Dataset records

# # # # #

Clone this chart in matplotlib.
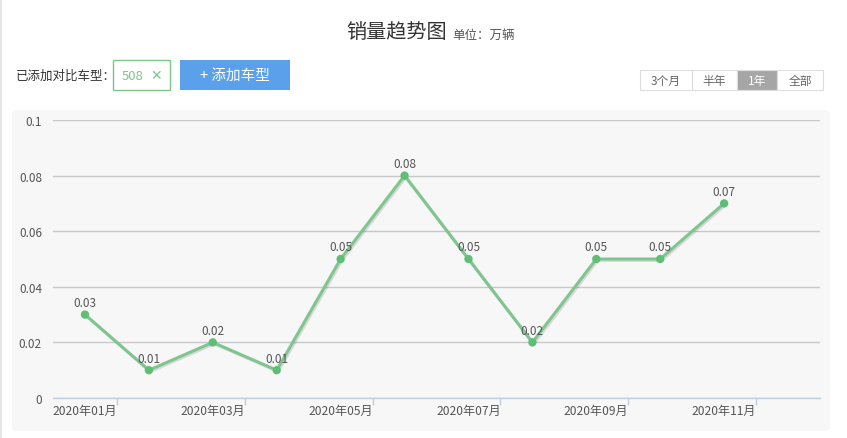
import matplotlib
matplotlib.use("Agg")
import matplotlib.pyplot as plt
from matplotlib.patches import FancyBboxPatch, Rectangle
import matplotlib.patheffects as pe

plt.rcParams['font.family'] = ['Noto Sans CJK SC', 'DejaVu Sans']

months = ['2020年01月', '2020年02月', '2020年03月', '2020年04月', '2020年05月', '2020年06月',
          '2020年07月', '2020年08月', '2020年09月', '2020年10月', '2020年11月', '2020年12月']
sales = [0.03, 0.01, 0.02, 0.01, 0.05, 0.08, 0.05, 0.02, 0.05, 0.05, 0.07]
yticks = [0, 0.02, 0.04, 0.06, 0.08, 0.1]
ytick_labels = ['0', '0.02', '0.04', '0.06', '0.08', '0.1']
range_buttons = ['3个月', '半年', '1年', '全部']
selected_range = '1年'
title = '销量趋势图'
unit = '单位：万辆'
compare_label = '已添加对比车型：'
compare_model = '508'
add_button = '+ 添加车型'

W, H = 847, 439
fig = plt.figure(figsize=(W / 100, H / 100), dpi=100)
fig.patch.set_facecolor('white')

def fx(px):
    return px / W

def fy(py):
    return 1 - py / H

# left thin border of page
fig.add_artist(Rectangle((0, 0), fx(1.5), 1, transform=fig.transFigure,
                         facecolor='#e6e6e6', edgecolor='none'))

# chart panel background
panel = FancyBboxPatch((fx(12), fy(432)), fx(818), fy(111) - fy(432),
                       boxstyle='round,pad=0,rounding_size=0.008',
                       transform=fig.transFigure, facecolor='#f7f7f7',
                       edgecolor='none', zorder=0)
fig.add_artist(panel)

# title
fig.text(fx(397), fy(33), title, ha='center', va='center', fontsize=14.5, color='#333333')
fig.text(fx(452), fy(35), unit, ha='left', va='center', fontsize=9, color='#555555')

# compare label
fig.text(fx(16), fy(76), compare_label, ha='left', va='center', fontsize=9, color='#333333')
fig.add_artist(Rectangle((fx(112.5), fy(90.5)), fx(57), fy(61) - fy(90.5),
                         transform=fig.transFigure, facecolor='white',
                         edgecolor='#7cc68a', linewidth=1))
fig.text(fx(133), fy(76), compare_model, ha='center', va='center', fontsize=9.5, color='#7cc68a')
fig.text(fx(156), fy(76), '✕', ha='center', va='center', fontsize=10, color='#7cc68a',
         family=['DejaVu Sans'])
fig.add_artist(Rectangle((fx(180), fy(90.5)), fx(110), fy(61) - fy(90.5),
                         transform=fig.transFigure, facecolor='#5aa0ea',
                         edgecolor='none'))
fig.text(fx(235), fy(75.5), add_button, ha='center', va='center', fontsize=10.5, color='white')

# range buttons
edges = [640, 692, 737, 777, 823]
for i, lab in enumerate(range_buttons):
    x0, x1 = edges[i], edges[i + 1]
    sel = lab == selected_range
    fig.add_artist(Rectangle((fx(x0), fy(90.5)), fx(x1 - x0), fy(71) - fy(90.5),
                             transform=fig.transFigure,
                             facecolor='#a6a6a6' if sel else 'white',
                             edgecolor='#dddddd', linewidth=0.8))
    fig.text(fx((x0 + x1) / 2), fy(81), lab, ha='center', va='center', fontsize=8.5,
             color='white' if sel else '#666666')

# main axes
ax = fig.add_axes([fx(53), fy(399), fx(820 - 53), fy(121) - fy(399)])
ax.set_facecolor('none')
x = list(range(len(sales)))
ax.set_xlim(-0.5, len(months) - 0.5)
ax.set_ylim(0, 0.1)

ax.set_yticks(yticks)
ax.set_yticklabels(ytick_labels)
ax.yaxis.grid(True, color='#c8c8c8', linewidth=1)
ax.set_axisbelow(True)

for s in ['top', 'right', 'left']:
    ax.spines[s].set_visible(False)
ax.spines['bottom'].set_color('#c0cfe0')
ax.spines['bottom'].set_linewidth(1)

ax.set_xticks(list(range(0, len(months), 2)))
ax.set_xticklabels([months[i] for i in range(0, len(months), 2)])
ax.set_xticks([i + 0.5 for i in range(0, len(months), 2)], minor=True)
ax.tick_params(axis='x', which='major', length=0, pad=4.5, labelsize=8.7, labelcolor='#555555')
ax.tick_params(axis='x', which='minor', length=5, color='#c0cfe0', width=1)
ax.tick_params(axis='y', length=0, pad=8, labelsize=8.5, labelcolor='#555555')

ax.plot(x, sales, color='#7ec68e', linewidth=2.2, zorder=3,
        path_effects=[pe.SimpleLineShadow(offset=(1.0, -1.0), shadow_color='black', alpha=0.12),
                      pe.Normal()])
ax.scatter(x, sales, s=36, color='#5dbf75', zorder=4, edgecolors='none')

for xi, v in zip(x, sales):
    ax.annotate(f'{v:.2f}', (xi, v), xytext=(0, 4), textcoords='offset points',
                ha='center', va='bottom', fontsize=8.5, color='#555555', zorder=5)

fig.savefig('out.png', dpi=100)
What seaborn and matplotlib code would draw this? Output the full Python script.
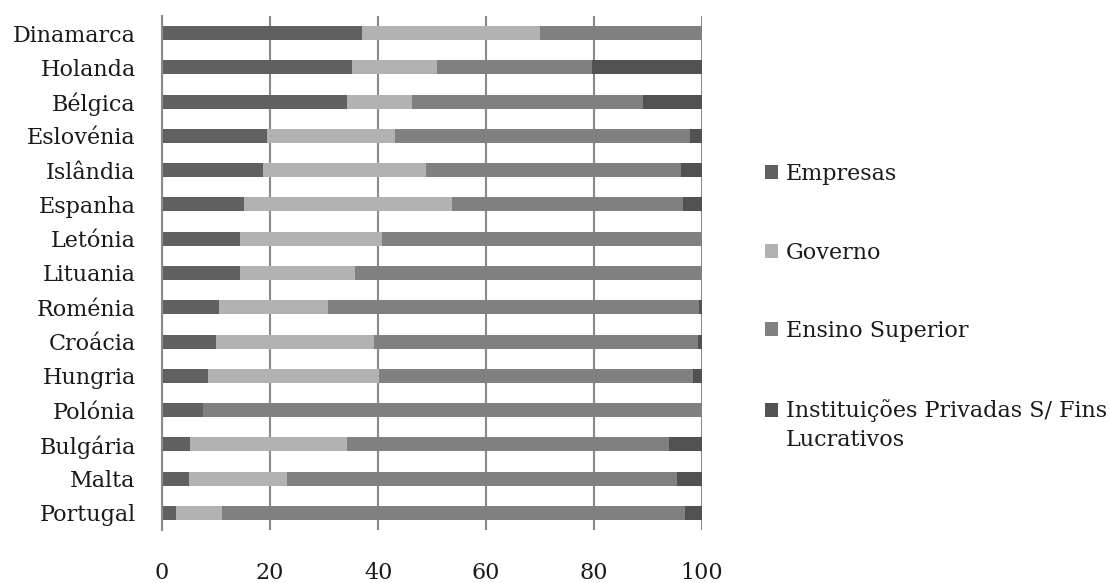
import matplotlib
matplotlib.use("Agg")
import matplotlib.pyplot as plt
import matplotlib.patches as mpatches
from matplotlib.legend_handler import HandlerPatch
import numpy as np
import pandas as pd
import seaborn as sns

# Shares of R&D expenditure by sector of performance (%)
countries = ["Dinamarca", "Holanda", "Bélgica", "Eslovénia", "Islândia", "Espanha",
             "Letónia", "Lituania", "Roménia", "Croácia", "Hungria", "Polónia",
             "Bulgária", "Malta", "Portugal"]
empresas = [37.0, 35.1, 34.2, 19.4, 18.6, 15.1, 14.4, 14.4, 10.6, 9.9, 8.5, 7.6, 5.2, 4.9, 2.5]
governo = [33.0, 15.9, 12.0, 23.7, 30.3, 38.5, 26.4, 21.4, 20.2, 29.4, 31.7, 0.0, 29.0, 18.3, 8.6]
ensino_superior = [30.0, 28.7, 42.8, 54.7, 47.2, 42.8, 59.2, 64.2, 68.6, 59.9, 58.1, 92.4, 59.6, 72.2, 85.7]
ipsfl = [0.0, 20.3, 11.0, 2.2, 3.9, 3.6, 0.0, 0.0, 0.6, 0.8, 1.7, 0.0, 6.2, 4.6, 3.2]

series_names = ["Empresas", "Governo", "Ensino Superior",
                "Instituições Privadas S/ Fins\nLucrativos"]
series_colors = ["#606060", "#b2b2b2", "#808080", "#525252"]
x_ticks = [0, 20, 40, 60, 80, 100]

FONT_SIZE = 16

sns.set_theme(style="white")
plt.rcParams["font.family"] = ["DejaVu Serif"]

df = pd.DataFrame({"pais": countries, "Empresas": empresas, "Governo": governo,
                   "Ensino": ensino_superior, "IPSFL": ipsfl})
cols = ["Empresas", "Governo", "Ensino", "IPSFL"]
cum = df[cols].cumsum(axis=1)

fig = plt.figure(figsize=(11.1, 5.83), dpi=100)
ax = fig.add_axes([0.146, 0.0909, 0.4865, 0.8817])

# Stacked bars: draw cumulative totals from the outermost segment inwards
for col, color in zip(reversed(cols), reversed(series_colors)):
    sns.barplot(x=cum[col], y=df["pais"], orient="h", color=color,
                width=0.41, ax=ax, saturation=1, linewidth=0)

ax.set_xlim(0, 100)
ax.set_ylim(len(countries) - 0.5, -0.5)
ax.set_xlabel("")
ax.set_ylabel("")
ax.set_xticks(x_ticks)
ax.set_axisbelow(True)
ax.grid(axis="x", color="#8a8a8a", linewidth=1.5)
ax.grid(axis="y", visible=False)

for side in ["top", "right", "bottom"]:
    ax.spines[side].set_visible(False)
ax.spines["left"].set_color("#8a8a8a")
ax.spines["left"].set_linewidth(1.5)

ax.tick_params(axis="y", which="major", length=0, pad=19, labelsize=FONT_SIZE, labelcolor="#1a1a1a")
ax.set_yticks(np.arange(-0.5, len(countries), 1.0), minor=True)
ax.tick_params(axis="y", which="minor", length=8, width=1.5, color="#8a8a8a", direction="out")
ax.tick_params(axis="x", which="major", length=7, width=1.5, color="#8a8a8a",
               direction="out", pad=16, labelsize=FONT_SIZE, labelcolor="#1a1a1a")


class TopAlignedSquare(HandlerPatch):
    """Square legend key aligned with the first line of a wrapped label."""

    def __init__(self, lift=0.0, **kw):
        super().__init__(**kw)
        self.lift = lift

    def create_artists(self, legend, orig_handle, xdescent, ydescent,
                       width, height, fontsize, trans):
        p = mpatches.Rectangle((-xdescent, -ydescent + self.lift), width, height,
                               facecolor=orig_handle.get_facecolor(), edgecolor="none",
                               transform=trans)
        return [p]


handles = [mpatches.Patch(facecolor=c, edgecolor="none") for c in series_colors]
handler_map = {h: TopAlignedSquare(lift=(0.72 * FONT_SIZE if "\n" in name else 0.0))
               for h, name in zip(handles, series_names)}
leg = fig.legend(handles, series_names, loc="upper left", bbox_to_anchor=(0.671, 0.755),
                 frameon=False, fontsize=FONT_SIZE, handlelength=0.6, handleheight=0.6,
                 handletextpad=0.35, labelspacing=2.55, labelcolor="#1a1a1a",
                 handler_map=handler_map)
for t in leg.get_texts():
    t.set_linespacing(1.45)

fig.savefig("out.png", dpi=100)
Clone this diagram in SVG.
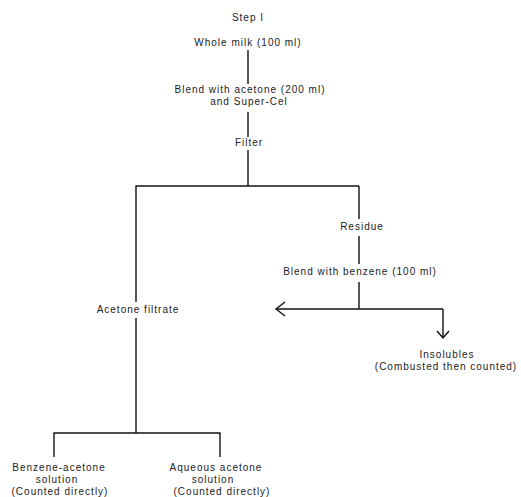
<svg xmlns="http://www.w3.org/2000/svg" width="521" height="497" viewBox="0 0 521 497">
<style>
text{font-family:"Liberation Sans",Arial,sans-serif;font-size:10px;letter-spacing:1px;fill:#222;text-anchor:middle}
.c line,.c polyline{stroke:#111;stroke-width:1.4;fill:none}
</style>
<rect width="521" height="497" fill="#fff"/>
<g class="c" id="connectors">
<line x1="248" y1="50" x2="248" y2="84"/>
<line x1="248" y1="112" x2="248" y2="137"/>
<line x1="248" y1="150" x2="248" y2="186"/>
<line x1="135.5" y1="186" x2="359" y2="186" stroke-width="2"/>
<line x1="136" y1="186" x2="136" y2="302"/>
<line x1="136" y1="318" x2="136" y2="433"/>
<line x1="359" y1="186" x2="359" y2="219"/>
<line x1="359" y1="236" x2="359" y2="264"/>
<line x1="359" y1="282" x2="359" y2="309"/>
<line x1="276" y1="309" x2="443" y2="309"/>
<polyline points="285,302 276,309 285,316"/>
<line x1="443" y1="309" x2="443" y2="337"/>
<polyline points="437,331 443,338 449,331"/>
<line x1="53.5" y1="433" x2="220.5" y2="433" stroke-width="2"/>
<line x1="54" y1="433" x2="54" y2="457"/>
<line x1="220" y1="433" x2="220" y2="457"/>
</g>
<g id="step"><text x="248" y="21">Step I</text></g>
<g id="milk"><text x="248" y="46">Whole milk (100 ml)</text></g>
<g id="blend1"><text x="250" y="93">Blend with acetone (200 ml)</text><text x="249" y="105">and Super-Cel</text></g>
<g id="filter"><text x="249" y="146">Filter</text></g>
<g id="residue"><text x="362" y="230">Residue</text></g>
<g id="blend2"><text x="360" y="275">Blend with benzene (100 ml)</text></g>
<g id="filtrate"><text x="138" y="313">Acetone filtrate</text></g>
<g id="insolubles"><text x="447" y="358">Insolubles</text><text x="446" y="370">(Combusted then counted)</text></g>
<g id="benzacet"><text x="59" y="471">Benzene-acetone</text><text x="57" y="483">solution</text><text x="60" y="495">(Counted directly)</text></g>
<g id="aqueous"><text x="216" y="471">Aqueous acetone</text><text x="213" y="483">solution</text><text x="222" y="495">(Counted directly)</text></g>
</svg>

# # # # #

OBJECTIVE:
Restate exactly, please, only the lines between the start of the data and the line containing "plt.rcParams['font.family'] = ['Noto", both ends included, skipping the pictures.

OUTPUT FOR THIS TASK:
Clone this chart in matplotlib.
import matplotlib
matplotlib.use("Agg")
import matplotlib.pyplot as plt
from matplotlib.patches import FancyBboxPatch, Rectangle
import matplotlib.patheffects as pe

plt.rcParams['font.family'] = ['Noto Sans CJK SC', 'DejaVu Sans']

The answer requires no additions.